* _Written task_
Starting at the top of the listing, extract every line up to and including the one with "from matplotlib.patches import Circle". Pictures stay out of the copy.
----
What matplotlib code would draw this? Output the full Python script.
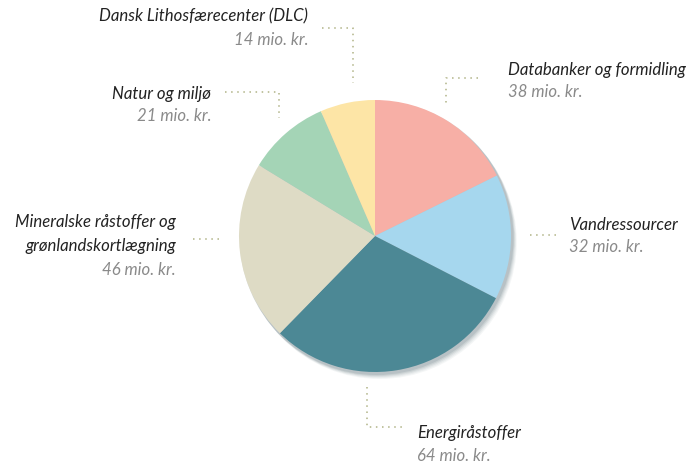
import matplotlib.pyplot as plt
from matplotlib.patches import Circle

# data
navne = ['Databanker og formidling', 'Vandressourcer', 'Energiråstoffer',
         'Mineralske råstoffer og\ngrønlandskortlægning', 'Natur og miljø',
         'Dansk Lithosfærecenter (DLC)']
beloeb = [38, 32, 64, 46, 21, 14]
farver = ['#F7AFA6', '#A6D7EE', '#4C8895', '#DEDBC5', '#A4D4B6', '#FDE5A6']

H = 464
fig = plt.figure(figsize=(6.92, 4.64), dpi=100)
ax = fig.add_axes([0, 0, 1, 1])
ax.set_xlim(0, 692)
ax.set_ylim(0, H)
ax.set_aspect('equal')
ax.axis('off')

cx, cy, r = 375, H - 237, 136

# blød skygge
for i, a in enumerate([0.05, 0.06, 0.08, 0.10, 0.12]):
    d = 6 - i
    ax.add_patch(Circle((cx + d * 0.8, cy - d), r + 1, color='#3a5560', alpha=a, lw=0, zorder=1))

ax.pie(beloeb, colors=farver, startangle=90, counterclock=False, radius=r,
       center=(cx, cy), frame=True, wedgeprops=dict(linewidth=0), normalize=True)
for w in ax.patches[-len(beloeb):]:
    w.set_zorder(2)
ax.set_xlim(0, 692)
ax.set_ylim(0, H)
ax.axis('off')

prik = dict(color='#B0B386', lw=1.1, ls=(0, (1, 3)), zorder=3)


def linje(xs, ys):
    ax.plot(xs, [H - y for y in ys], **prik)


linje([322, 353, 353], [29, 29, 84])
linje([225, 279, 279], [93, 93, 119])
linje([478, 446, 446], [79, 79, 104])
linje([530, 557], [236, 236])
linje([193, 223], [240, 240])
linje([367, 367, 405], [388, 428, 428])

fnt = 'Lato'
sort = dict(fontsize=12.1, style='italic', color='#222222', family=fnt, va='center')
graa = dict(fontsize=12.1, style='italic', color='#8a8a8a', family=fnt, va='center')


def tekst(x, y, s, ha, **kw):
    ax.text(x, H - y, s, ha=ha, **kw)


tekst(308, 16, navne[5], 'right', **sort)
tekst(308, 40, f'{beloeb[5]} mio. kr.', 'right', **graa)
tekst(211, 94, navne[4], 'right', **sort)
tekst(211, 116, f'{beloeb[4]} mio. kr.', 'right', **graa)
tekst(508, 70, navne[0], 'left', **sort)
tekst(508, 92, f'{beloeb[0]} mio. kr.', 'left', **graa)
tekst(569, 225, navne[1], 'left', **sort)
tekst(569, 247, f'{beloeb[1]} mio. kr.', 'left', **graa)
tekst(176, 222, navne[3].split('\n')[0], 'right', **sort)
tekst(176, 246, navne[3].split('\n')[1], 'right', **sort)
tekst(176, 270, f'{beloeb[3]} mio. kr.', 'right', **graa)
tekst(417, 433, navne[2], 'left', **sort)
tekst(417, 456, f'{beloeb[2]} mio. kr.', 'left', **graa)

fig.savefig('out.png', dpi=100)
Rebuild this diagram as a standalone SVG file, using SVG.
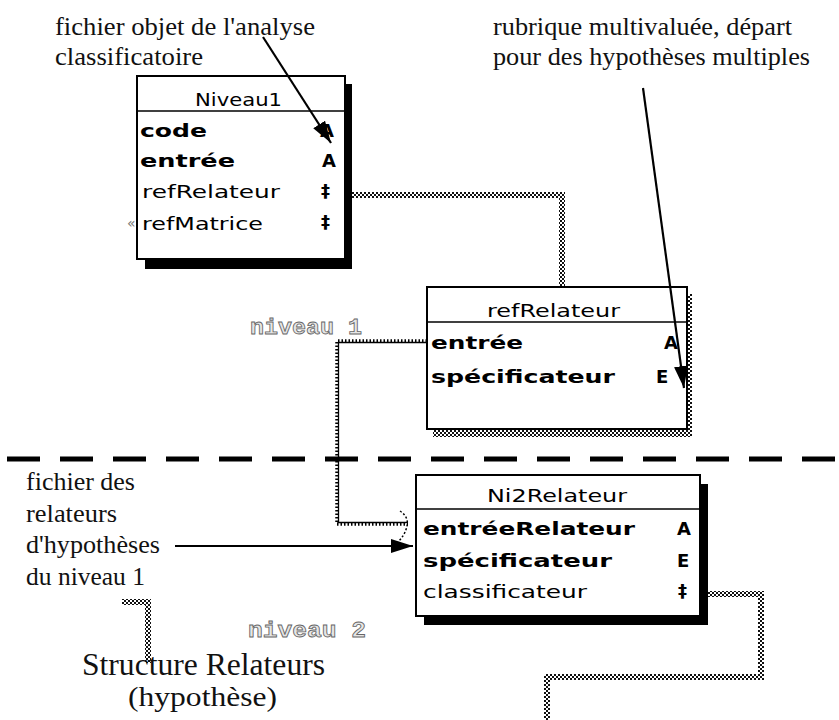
----
* _Answer to this task_
What matplotlib code would draw this? Output the full Python script.
import matplotlib.pyplot as plt
from matplotlib.patches import Circle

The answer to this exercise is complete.